While the study is in early stages, it could prove to be a promising treatment as it continues to become available to eligible patients. With this emerging treatment already showing promise in the first phase of clinical trials, researchers hope it can impact more patients if it continues to show positive results in future study.

NovoTTF-100L Approved by FDA for Mesothelioma Treatment

A new treatment called NovoTTF-100L was approved by the FDA as a malignant pleural mesothelioma treatment method in May 2019. The system uses tumor treating fields (TTF), which are low-intensity electrical fields that disrupt cancer cell growth.

The treatment system is used in combination with chemotherapy as a first-line therapy. Given that this noninvasive treatment is the first mesothelioma treatment to be approved in more than a decade, it may be a promising option for patients in 2020 as it becomes more readily available.

NovoTTF-100L combined with chemotherapy was tested in a clinical trial known as the STELLAR study. The trial included 80 pleural mesothelioma patients.

Participants treated with TTF experienced a median overall survival of 18.2 months. Mesothelioma patients treated with chemotherapy alone have an average life expectancy of about one year.

One of the leading researchers behind tumor treating fields, Dr. Uri Weinberg, stated further testing would be needed to determine the efficacy of TTF with other treatments.

“We think that our results suggest a stronger immune response against the cancer, so there’s the opportunity to see a greater efficacy when the two treatments are combined. But to draw definitive conclusions regarding the effects of TTFields with immune checkpoint inhibitors in patients, we will need to see results of clinical studies.” said Dr. Weinberg in an interview with

Since the treatment is noninvasive, it can be viable even for late-stage mesothelioma patients. Patients with advanced-stage mesothelioma are often limited in their treatment options and commonly receive palliative treatment to minimize the severity of symptoms. TTF may provide alternative treatment that can improve the patients’ quality of life and survival.

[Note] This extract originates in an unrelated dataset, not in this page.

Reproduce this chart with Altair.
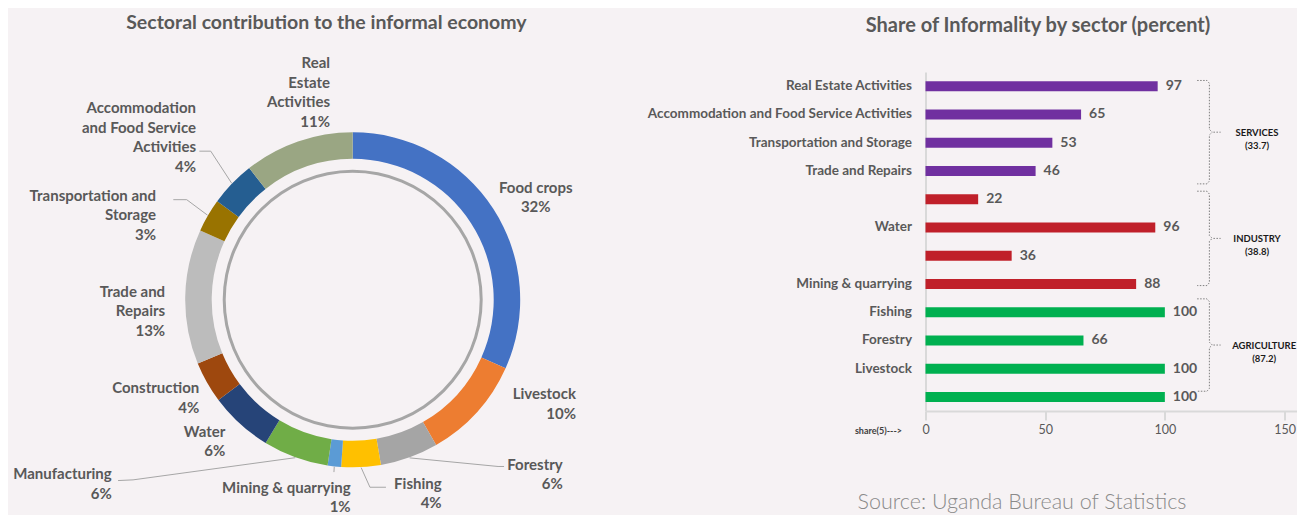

The Future of Mesothelioma Treatment

Researchers are continually examining effective treatment methods for patients diagnosed with mesothelioma. With numerous clinical trials underway and even a new FDA-approved treatment, more options are available for patients in 2020. Ongoing research and new clinical trials will continue to explore treatments and treatment combinations in the new year. This can ultimately extend life expectancy and improve patients’ quality of life.